Economic Times and Times of India also reported that the X account was withheld in India on May 21, 2026.
That makes the website more important.
When a social media account is restricted, the website can act as a backup home.
It can hold the manifesto, links, contact details, and membership system.
In other words, the website gives the movement a place that is not fully dependent on one platform.
The Real Insight
cockroachjanataparty.com is not important because it is a perfect political website.
It is important because it shows how fast anger can become design.

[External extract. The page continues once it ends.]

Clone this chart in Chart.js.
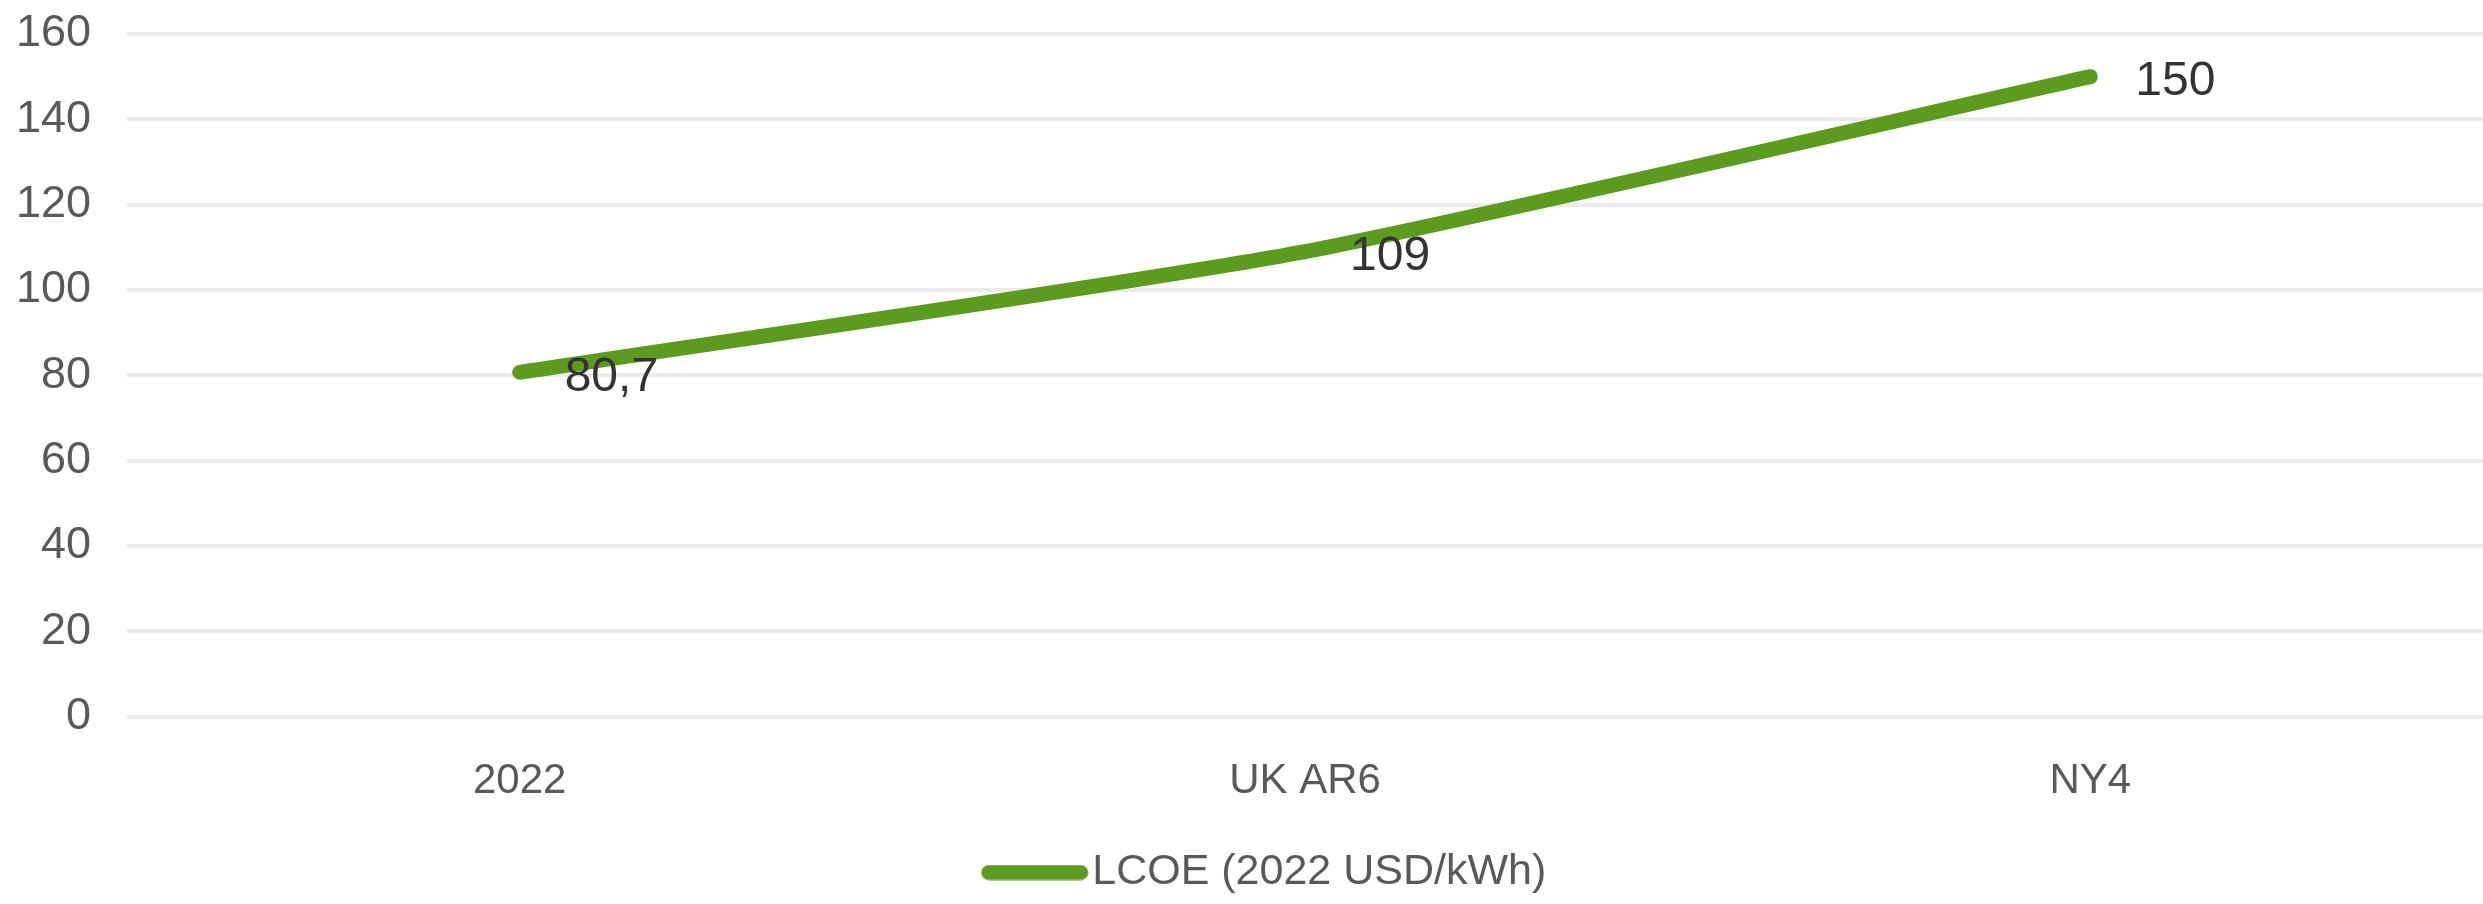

A phrase from power became a meme.
A meme became a party name.
A party name became a website.
A website became a sign-up machine.
The deeper point is that young people do not always need a full party office to organize.
They need a name, a symbol, a joke, and a link.
CJP shows that satire can do what formal speeches often fail to do.
It can make people feel seen.
It can lower the fear of speaking.
It can turn shame into identity.
That is why the cockroach symbol works.
Cockroaches survive dirty places.
They are hard to kill.
They appear when something is rotting.
The website uses that image to say something blunt about politics.
The problem is not the cockroach.
The problem is the rot.
What to Watch Next
The big question is whether Cockroach Janta Party stays as a meme or becomes a lasting civic platform.
It may remain a digital protest brand.
It may become a pressure group.
It may fade after the news cycle moves on.
Or it may force older parties to speak more directly to young voters.
For now, cockroachjanataparty.com is best understood as a satirical protest website with serious public energy behind it.
It is funny on the surface.
But the reason it spread is not funny at all.
It spread because many young people already felt like they were crawling through a system that did not care if they survived.